**Exercise description**
Retype every line from the start of the data down to and including the line with "sigma_R = 0.755". Skip the pictures.
== Material supplied ==
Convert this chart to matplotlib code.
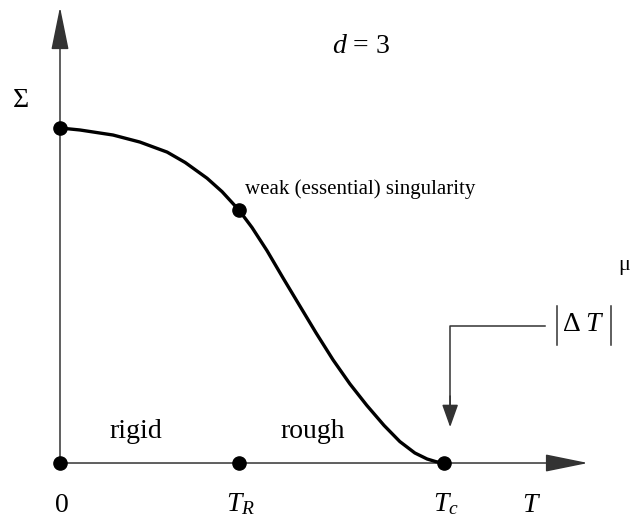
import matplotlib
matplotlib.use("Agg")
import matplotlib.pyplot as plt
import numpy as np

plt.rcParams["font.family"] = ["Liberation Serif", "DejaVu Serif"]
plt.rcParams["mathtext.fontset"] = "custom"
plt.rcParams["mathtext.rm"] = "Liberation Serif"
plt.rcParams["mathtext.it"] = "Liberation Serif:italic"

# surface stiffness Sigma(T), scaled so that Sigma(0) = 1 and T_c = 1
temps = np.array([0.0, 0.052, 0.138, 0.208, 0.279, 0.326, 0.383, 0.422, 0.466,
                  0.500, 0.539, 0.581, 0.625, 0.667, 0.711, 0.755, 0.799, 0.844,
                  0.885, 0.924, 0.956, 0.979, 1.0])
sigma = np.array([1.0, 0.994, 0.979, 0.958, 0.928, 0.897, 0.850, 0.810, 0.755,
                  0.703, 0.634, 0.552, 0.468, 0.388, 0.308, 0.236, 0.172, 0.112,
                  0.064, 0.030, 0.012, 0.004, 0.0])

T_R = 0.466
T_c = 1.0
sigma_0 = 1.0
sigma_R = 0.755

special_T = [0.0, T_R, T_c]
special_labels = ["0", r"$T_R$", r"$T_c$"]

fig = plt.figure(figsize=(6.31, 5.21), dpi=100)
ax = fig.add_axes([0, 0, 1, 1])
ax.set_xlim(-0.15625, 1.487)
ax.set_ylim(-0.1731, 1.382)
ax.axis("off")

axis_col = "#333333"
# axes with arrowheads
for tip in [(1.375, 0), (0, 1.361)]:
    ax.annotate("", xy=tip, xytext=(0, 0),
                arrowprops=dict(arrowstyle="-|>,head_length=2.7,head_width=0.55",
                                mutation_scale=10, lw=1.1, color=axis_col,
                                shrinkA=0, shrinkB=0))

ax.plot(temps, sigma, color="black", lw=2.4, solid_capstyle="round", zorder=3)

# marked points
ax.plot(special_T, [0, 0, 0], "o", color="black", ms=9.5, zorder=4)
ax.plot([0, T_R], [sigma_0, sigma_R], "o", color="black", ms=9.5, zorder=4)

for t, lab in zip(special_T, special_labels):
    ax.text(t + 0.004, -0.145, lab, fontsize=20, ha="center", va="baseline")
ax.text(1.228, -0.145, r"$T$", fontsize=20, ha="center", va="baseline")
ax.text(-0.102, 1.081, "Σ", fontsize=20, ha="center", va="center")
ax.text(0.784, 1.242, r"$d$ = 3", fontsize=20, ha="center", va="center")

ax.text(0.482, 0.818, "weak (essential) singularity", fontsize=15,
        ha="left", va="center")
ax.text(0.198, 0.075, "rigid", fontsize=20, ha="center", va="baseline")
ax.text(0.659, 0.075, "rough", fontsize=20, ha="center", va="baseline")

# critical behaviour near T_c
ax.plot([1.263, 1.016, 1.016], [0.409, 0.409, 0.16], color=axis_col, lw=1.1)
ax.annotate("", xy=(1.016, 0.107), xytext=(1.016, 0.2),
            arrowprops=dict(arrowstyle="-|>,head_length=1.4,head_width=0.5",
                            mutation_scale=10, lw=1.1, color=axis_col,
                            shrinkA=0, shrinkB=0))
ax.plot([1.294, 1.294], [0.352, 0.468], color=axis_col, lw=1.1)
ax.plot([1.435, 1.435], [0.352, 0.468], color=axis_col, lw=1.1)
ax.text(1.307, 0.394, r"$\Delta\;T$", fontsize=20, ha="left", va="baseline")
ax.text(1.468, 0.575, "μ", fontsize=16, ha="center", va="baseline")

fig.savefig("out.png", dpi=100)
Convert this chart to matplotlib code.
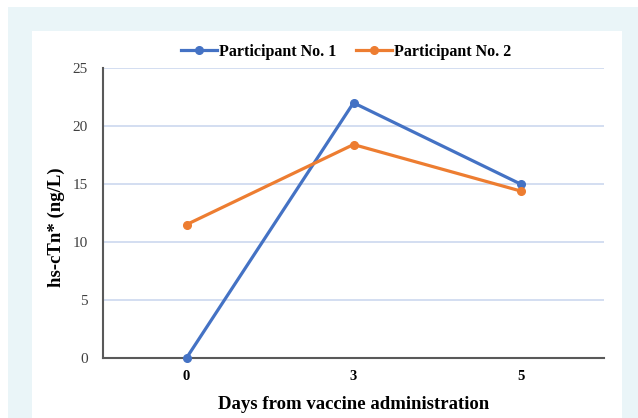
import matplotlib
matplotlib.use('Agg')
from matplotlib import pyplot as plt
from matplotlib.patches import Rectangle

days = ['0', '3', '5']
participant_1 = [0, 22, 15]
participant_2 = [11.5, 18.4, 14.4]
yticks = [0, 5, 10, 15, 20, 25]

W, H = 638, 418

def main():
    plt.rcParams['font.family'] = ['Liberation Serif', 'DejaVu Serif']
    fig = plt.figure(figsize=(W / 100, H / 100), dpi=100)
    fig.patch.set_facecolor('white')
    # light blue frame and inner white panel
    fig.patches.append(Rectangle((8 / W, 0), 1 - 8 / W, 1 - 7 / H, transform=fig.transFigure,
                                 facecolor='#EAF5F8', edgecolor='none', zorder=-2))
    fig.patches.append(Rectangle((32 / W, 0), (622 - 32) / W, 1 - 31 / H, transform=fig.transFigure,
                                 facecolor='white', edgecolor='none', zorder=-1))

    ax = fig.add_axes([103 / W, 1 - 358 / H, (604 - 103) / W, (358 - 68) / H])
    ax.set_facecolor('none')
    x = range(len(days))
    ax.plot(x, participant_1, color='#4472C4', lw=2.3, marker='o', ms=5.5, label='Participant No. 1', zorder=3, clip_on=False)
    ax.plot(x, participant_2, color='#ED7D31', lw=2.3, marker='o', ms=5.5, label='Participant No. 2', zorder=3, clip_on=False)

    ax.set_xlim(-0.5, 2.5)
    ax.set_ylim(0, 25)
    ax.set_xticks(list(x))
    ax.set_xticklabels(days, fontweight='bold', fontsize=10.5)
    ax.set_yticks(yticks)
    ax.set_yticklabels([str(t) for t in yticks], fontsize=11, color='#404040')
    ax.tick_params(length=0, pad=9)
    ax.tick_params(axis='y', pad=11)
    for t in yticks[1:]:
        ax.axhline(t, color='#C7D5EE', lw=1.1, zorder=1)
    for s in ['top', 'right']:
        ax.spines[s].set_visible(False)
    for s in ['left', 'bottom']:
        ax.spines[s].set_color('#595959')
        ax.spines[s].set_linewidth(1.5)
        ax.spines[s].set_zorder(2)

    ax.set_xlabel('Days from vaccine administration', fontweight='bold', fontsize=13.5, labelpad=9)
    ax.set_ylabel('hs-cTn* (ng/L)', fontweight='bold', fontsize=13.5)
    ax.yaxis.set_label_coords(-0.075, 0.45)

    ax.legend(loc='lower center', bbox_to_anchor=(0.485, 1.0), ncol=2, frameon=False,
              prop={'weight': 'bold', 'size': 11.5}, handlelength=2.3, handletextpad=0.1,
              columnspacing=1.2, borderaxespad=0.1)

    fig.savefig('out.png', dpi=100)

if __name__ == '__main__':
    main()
===
**Response**
Convert this chart to matplotlib code.
import matplotlib
matplotlib.use("Agg")
import matplotlib.pyplot as plt
import numpy as np

plt.rcParams["font.family"] = ["Liberation Serif", "DejaVu Serif"]
plt.rcParams["mathtext.fontset"] = "custom"
plt.rcParams["mathtext.rm"] = "Liberation Serif"
plt.rcParams["mathtext.it"] = "Liberation Serif:italic"

# surface stiffness Sigma(T), scaled so that Sigma(0) = 1 and T_c = 1
temps = np.array([0.0, 0.052, 0.138, 0.208, 0.279, 0.326, 0.383, 0.422, 0.466,
                  0.500, 0.539, 0.581, 0.625, 0.667, 0.711, 0.755, 0.799, 0.844,
                  0.885, 0.924, 0.956, 0.979, 1.0])
sigma = np.array([1.0, 0.994, 0.979, 0.958, 0.928, 0.897, 0.850, 0.810, 0.755,
                  0.703, 0.634, 0.552, 0.468, 0.388, 0.308, 0.236, 0.172, 0.112,
                  0.064, 0.030, 0.012, 0.004, 0.0])

T_R = 0.466
T_c = 1.0
sigma_0 = 1.0
sigma_R = 0.755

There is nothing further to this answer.